AIM => Output nothing but the lines from the one with "Rebuild this diagram" through the one with "width=4pt] (s1) -- (s2);", including both. Leave the pictures out of the copy.

EXERCISE MATERIAL =>
____________________

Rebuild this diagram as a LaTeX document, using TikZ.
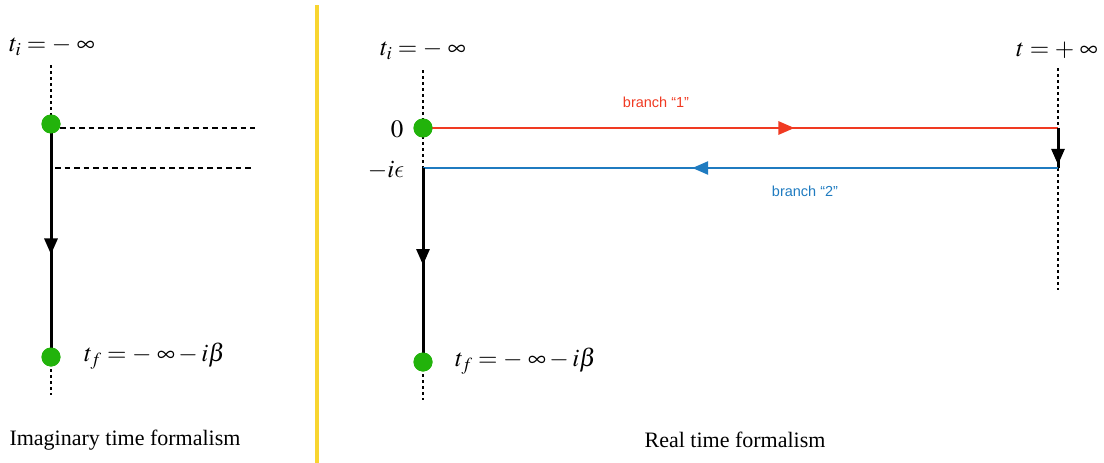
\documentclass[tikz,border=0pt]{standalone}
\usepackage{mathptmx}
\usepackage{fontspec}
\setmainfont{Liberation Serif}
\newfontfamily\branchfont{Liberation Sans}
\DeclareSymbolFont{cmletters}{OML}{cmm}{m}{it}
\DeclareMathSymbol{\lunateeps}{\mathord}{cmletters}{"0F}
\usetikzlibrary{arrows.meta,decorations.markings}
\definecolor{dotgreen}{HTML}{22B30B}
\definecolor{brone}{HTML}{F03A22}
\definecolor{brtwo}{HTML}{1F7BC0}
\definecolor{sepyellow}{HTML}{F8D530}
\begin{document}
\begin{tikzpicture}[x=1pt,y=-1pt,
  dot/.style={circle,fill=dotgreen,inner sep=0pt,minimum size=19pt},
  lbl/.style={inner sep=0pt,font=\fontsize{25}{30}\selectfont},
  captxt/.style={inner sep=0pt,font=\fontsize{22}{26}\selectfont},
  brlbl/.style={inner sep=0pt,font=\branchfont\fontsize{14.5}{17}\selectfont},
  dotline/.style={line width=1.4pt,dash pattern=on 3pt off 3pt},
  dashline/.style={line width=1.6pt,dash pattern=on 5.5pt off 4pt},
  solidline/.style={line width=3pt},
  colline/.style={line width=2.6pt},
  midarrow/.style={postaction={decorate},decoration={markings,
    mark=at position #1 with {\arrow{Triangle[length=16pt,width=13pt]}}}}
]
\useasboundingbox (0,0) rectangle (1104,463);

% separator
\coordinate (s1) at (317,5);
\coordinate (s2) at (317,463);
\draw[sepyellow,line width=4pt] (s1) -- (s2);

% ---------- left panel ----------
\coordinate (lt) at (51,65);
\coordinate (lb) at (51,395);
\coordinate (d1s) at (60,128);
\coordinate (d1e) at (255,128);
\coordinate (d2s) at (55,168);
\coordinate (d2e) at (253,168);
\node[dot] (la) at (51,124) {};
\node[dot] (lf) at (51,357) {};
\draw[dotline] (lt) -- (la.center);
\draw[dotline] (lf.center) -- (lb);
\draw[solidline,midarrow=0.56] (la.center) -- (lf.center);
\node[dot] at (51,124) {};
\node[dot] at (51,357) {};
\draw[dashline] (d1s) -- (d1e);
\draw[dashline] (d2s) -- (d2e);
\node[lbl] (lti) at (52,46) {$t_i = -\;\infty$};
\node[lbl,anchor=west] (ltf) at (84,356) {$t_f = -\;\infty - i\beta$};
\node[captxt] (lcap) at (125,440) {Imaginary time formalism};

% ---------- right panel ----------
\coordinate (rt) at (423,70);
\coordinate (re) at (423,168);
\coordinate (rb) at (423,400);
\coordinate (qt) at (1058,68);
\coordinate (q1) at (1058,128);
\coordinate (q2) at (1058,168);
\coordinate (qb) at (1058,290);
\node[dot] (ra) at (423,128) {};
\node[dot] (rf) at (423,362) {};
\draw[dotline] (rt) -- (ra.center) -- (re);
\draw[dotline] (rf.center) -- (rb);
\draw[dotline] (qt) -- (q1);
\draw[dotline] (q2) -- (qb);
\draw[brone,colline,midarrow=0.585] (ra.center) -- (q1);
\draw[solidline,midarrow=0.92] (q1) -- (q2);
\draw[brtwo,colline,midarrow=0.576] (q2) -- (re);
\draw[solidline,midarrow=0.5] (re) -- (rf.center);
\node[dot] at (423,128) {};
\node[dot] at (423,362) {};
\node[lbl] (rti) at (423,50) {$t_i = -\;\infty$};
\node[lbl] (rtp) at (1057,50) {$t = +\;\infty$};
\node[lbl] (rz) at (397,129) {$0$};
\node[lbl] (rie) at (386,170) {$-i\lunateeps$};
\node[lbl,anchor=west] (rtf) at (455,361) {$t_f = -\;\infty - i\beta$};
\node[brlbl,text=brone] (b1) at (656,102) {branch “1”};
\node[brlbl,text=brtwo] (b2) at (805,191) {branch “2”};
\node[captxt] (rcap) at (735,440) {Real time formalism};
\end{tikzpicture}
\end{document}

____________________

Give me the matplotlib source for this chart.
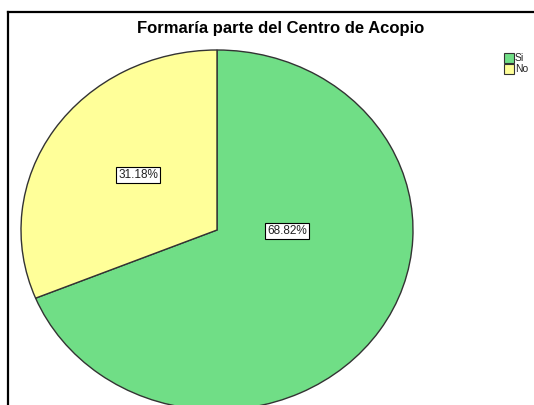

____________________

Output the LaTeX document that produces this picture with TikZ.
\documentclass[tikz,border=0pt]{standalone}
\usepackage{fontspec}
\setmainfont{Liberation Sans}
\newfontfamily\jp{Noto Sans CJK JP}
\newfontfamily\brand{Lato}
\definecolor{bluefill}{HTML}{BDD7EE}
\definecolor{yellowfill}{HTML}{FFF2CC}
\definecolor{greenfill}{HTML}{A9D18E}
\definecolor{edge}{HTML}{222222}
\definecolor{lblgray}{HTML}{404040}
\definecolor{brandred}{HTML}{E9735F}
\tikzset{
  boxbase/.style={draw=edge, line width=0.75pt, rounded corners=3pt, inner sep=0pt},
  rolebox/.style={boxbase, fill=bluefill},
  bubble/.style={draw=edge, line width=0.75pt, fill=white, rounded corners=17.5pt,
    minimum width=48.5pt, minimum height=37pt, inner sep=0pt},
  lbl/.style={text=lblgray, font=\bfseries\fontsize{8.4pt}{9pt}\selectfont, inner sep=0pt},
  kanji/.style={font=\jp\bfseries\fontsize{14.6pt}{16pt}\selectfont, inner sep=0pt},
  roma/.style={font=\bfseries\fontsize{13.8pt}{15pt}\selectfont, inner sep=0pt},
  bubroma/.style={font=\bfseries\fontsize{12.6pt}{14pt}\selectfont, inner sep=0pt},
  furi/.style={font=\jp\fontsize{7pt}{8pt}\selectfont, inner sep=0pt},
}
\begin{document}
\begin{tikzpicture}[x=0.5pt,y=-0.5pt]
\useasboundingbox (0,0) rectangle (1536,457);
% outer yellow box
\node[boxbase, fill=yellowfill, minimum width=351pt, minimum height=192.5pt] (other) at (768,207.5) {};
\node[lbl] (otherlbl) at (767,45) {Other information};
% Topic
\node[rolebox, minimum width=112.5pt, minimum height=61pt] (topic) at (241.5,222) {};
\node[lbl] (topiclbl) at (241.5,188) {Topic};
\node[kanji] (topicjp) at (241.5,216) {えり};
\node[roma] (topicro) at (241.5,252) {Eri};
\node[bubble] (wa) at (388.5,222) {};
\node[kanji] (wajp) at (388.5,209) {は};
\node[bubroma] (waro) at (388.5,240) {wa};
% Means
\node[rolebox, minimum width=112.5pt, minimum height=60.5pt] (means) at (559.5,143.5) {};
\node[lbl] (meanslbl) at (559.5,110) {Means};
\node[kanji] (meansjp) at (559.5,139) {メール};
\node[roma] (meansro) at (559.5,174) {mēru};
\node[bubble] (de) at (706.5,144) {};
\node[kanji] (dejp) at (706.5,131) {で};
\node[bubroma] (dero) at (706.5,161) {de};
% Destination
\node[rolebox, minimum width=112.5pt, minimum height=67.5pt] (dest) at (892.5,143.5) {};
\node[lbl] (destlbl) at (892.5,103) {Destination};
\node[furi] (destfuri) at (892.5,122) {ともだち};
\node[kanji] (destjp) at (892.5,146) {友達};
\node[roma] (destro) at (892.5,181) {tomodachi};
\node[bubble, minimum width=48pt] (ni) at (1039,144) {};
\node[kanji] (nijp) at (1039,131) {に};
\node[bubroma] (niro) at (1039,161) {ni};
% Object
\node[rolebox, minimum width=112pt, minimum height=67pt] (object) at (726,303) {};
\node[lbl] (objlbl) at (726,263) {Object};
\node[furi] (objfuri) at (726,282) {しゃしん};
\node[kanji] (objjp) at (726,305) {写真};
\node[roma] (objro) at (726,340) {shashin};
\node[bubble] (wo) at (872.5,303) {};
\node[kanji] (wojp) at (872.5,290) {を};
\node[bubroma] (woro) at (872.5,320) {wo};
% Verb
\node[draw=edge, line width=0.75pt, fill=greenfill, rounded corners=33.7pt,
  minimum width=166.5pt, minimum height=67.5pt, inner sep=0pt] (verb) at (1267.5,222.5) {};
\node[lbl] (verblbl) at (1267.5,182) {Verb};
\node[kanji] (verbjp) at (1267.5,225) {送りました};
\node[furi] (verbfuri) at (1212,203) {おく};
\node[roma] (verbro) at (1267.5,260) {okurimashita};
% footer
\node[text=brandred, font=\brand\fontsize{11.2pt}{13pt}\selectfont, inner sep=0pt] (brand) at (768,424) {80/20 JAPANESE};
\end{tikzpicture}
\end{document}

____________________

RESPONSE TO THE TASK =>
Rebuild this diagram as a LaTeX document, using TikZ.
\documentclass[tikz,border=0pt]{standalone}
\usepackage{mathptmx}
\usepackage{fontspec}
\setmainfont{Liberation Serif}
\newfontfamily\branchfont{Liberation Sans}
\DeclareSymbolFont{cmletters}{OML}{cmm}{m}{it}
\DeclareMathSymbol{\lunateeps}{\mathord}{cmletters}{"0F}
\usetikzlibrary{arrows.meta,decorations.markings}
\definecolor{dotgreen}{HTML}{22B30B}
\definecolor{brone}{HTML}{F03A22}
\definecolor{brtwo}{HTML}{1F7BC0}
\definecolor{sepyellow}{HTML}{F8D530}
\begin{document}
\begin{tikzpicture}[x=1pt,y=-1pt,
  dot/.style={circle,fill=dotgreen,inner sep=0pt,minimum size=19pt},
  lbl/.style={inner sep=0pt,font=\fontsize{25}{30}\selectfont},
  captxt/.style={inner sep=0pt,font=\fontsize{22}{26}\selectfont},
  brlbl/.style={inner sep=0pt,font=\branchfont\fontsize{14.5}{17}\selectfont},
  dotline/.style={line width=1.4pt,dash pattern=on 3pt off 3pt},
  dashline/.style={line width=1.6pt,dash pattern=on 5.5pt off 4pt},
  solidline/.style={line width=3pt},
  colline/.style={line width=2.6pt},
  midarrow/.style={postaction={decorate},decoration={markings,
    mark=at position #1 with {\arrow{Triangle[length=16pt,width=13pt]}}}}
]
\useasboundingbox (0,0) rectangle (1104,463);

% separator
\coordinate (s1) at (317,5);
\coordinate (s2) at (317,463);
\draw[sepyellow,line width=4pt] (s1) -- (s2);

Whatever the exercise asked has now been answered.